Marijuana smell indicates bud potency, plant health, and cannabinoid profiles.
It’s also a big security risk.
Police officers, neighbors who nark, and rippers seek to detect marijuana smell.
The words “I detected the odor of marijuana” spoken by a police officer and recorded in a search warrant are frequently seen.
And if you’re growing particularly pungent cannabis strains such as diesels, skunks, and Haze, marijuana smell can be detectable hundreds of feet away from your grow op.
The three common ways of reducing marijuana smell are:
- Using unvented, non-inline carbon or other filtration to clean grow room air before the air leaves the room.
- Using carbon or other filtration to clean the air as part of an inline filtration room exhaust process.
- Adding masking scents to cover up marijuana smell.
In the first method, growers most often use a large carbon filter and a fan that sucks air in one end, cleanses it, and sends it out the other.
The unit isn’t connected to the room’s exhaust system.
In the second method, growers use a carbon filter or other cleaner connected inline to the exhaust fan and ducting that vents the room.
In methods one and two, growers sometimes use ozone generators, ionizers, or ultraviolet sterilizers instead of carbon filters.
In the third method, growers use devices and materials that send perfumed chemical scents into the general environment.
Using stand-alone filtration removes about 80% of marijuana smell from a grow room.
It increases electricity costs.
It cleans the air inside the room so plants are healthier and buds are cleaner.
Using filtration connected inline to the room’s exhaust fan removes 90-100% of the smell, as long as the inline filter or filtration device is well-made.
Properly filtered air that leaves your grow room via a roof or wall vent won’t have much if any marijuana smell.
In sealed and/or large scale grow ops with multiple rooms, some growers exhaust air into a lung room where it’s scrubbed.
Using scent maskers like Ona gel doesn’t get rid of marijuana smell.
It only adds a strong non-marijuana smell on top of the existing marijuana smell.
A trained cop or skilled ripper can still smell an indoor grow op even when Ona or other scent maskers are used.
Along with that, these scents are molecules floating around in the air, and they get on your buds, which can be unhealthy.
Speaking of scent, know that grow room odor control can remove some of the terpenoid scent from your buds.
There are hardware, electrical, and logistical issues to consider when purchasing gear to control marijuana smell:
- How many cubic feet (H x W x D) is your cannabis grow room?
- Do you have or are you willing to install an exhaust fan?
- How much money do you want to spend on marijuana smell control?
- How much free space do you have in your grow room (carbon filters can be as big as a water heater!).
Shopping for marijuana smell control gear is something you definitely want to do in person at a hydroponics store.
There are too many options, price points, and hardware technical details to do it by shopping online or by phone, unless you’re dealing with a very patient and knowledgeable hydroponics expert.

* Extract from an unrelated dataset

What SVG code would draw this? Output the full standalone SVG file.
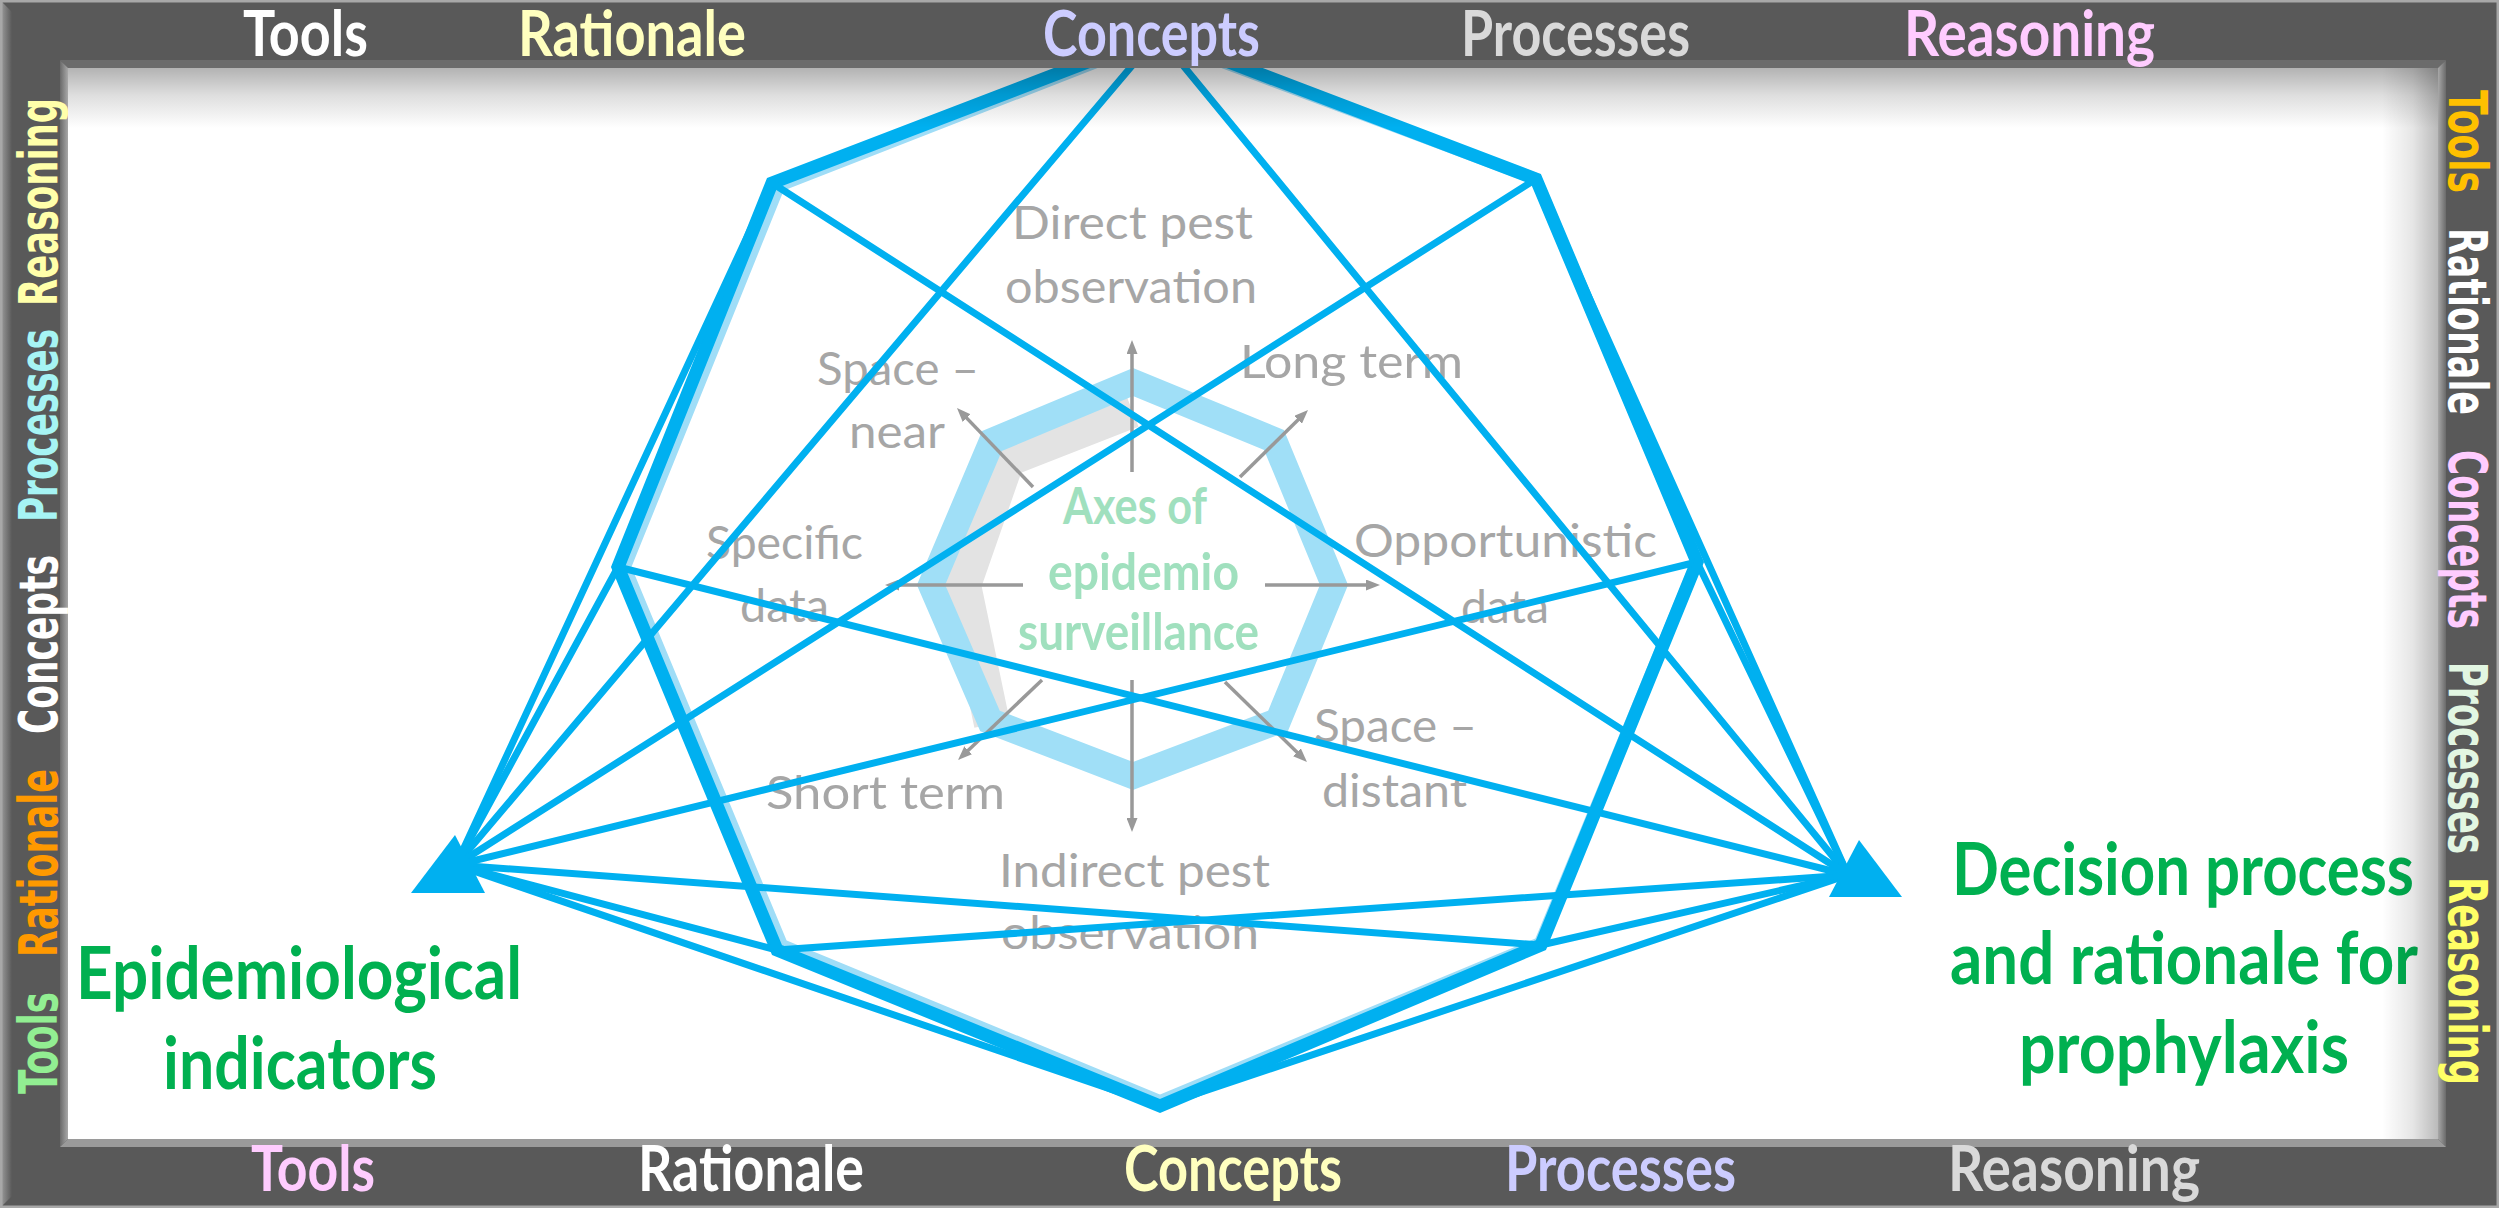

In my experience, the best way to control marijuana smell is to use methods one and two together.
Have a stand-alone carbon or ultraviolet scrubber in the room, and have an inline carbon, ultraviolet, or ozone scrubber inline with the room’s exhaust.
Don’t use ozone generators as a stand-alone in your indoor grow room, especially if the room isn’t vented.
Professional ozone generators are great for removing odors, but high ozone concentration quickly damages or even kill your plants, and is also unsafe for you.
It’s safe to use ozone filters inline so ozonated air is immediately exhausted out of your grow room.
Equipment and supplies for controlling marijuana smell start out costing a couple hundred dollars (fan, filter, ducting, flanges, duct silencers, etc.).
They cost ongoing money due to electricity usage, and from having to replace filters, ozone plates, ultraviolet bulbs, fans, etc. as they wear out.
Watch the videos in this article before you start shopping for or changing your grow room odor control tactics.
Most marijuana strains grown properly have strong marijuana smell that can get you narked, busted, or robbed.
Invest in cannabis odor control after doing lots of research.
Grow room marijuana smell control cleans your plants’ air, creates cleaner buds, and gets rid of a huge security risk.